CHRIS: Well, they aren’t all home runs. At times I will look back on some old recordings and occasionally I am scratching my head at some riff or passage in a song…it happens. The main thing for me is the freedom I feel I have now more than in the early years. The magic of having been active for over 35 years in music is that I feel more liberated and unrestricted in my craft. We are free agents, which also helps. If we were under some contract or deadline or any other business related scenario, the flow might not be as unhindered. As for the songwriting itself…it varies.  Sometimes I have a main riff or two. Sometimes I have a progression of riffs that organically come about.
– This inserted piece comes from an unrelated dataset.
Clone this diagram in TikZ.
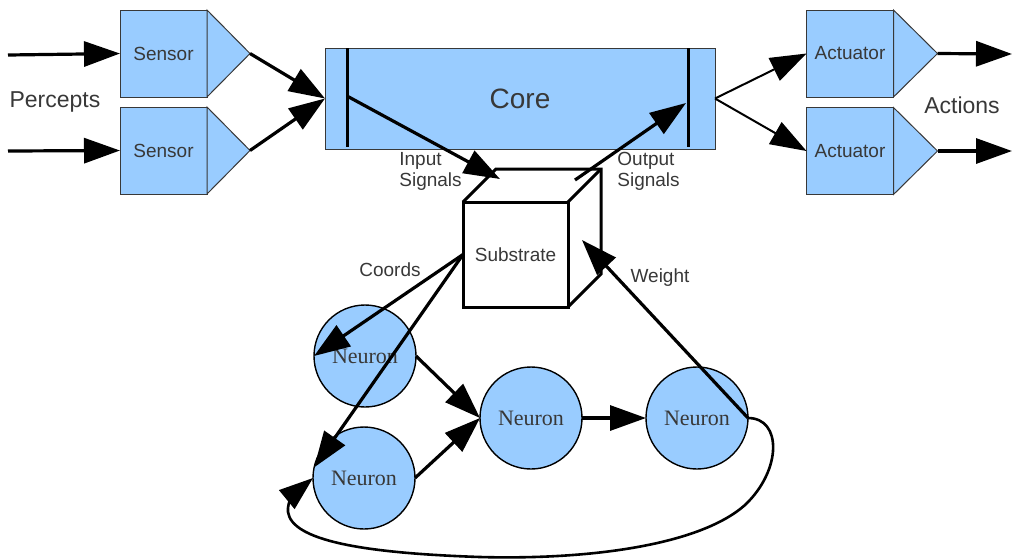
\documentclass[tikz,border=0pt]{standalone}
\usepackage{fontspec}
\setmainfont{Liberation Serif}
\setsansfont{Liberation Sans}
\usepackage{tikz}
\usetikzlibrary{positioning, arrows.meta}
\definecolor{boxblue}{HTML}{99CCFF}
\definecolor{textgray}{HTML}{383838}

\begin{document}
\begin{tikzpicture}[x=0.5pt,y=-0.5pt,
  box/.style={draw=textgray,fill=boxblue,line width=0.5pt,minimum width=43.5pt,minimum height=43.5pt,
    inner sep=0pt,outer sep=0pt,font=\sffamily\fontsize{9.5}{11}\selectfont,text=textgray},
  tri/.style={draw=textgray,fill=boxblue,line width=0.5pt,line join=miter},
  neuron/.style={circle,draw=black,fill=boxblue,line width=0.7pt,minimum size=51pt,inner sep=0pt,
    outer sep=0pt,font=\fontsize{11}{13}\selectfont,text=textgray},
  cubeface/.style={draw=black,fill=white,line width=1.5pt,minimum size=52.5pt,inner sep=0pt,
    outer sep=0pt,font=\sffamily\fontsize{9.5}{11}\selectfont,text=textgray},
  cubeline/.style={draw=black,line width=1.5pt,line join=miter},
  bar/.style={line width=1.5pt},
  sig/.style={line width=1.6pt,-{Triangle[length=18pt,width=12.5pt]}},
  thinsig/.style={line width=1pt,-{Triangle[length=18pt,width=12.5pt]}},
  loopline/.style={line width=1.3pt,-{Triangle[length=17pt,width=12pt]}},
  lbl/.style={font=\sffamily\fontsize{9.5}{10.5}\selectfont,text=textgray,inner sep=0pt},
  biglbl/.style={font=\sffamily\fontsize{11.5}{13}\selectfont,text=textgray,inner sep=0pt}]
\useasboundingbox (0,0) rectangle (1013,559);

% sensors
\node[box] (sen1) at (163.5,53.5) {Sensor};
\node[box] (sen2) at (163.5,150.5) {Sensor};
\coordinate (sen1tip) at ([xshift=21.5pt]sen1.east);
\coordinate (sen2tip) at ([xshift=21.5pt]sen2.east);
\draw[tri] (sen1.north east) -- (sen1tip) -- (sen1.south east) -- cycle;
\draw[tri] (sen2.north east) -- (sen2tip) -- (sen2.south east) -- cycle;

% actuators
\node[box] (act1) at (850,53.5) {Actuator};
\node[box] (act2) at (850,151) {Actuator};
\coordinate (act1tip) at ([xshift=22pt]act1.east);
\coordinate (act2tip) at ([xshift=22pt]act2.east);
\draw[tri] (act1.north east) -- (act1tip) -- (act1.south east) -- cycle;
\draw[tri] (act2.north east) -- (act2tip) -- (act2.south east) -- cycle;

% core with its two bars
\node[box,minimum width=195pt,minimum height=50.5pt,font=\sffamily\fontsize{14}{16}\selectfont] (core) at (520,98.5) {Core};
\draw[bar] (347,48) -- (347,147);
\draw[bar] (688,48) -- (688,147);
\coordinate (inbar) at (347,96);
\coordinate (outbar) at (686,103);

% substrate cube
\node[cubeface] (sub) at (515.5,254.5) {Substrate};
\draw[cubeline] (sub.north west) -- ++(33,-33) -- ++(105,0) -- ++(0,105) -- (sub.south east);
\draw[cubeline] (sub.north east) -- ++(33,-33);
\coordinate (subin) at (500,179);
\coordinate (subout) at (575,180);
\coordinate (subw) at (582,240);

% neurons
\node[neuron] (n1) at (365,356) {Neuron};
\node[neuron] (n2) at (364,478) {Neuron};
\node[neuron] (n3) at (531,418) {Neuron};
\node[neuron] (n4) at (697,418) {Neuron};

% percepts and actions
\coordinate (pin1) at (8,55);
\coordinate (pin2) at (8,151);
\coordinate (aout1) at (1012,54);
\coordinate (aout2) at (1012,151);
\draw[sig] (pin1) -- (sen1.west);
\draw[sig] (pin2) -- (sen2.west);
\draw[sig] (sen1tip) -- (core.west);
\draw[sig] (sen2tip) -- (core.west);
\draw[thinsig] (core.east) -- (act1.west);
\draw[thinsig] (core.east) -- (act2.west);
\draw[sig] (act1tip) -- (aout1);
\draw[sig] (act2tip) -- (aout2);

% signals through the substrate
\draw[sig] (inbar) -- (subin);
\draw[sig] (subout) -- (outbar);
\draw[sig] (sub.west) -- (n1.west);
\draw[sig] (sub.west) -- (n2.168);
\draw[sig] (n1.east) -- (n3.west);
\draw[sig] (n2.east) -- (n3.west);
\draw[sig] (n3.east) -- (n4.west);
\draw[sig] (n4.east) -- (subw);
\draw[loopline] (n4.east) .. controls (782,418) and (782,470) .. (745,505)
  .. controls (700,545) and (590,560) .. (480,557)
  .. controls (360,553) and (292,540) .. (288,512)
  .. controls (287,500) and (296,492) .. (n2.west);

% labels
\node[biglbl] (percepts) at (55,102) {Percepts};
\node[biglbl] (actions) at (962,105) {Actions};
\node[lbl,align=left,anchor=west] (inlbl) at (399,171) {Input\\Signals};
\node[lbl,align=left,anchor=west] (outlbl) at (617,171) {Output\\Signals};
\node[lbl] (coords) at (390,270) {Coords};
\node[lbl] (weight) at (660,278) {Weight};
\end{tikzpicture}
\end{document}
Sometimes I have riffs buzzing around in my head that require a physical translation to the guitar. For the last 15 years at least, the song really comes together as I begin tracking riffs. You could call it stream of consciousness….I just get into the moment and often songs write themselves. I’d say 90 percent of the songs I write are fully framed within a couple/few hours. I then spend time crafting and finishing them intermittently afterwards. Back in the old days there was much more analysis. It felt like it was far more important to impress the listener when we were starting out…like there was a lot at stake. After all these years it is more about how the song sounds to me and I think in turn that standard speaks to the fans.

Now, Clayton the same question for you with your top five songs from a purely lyrical stance, which are your favourites? When did you first start writing lyrics? Have you always been the main lyric writer for Morbid and Shadu? What are some literary works that have influenced your lyric writing? 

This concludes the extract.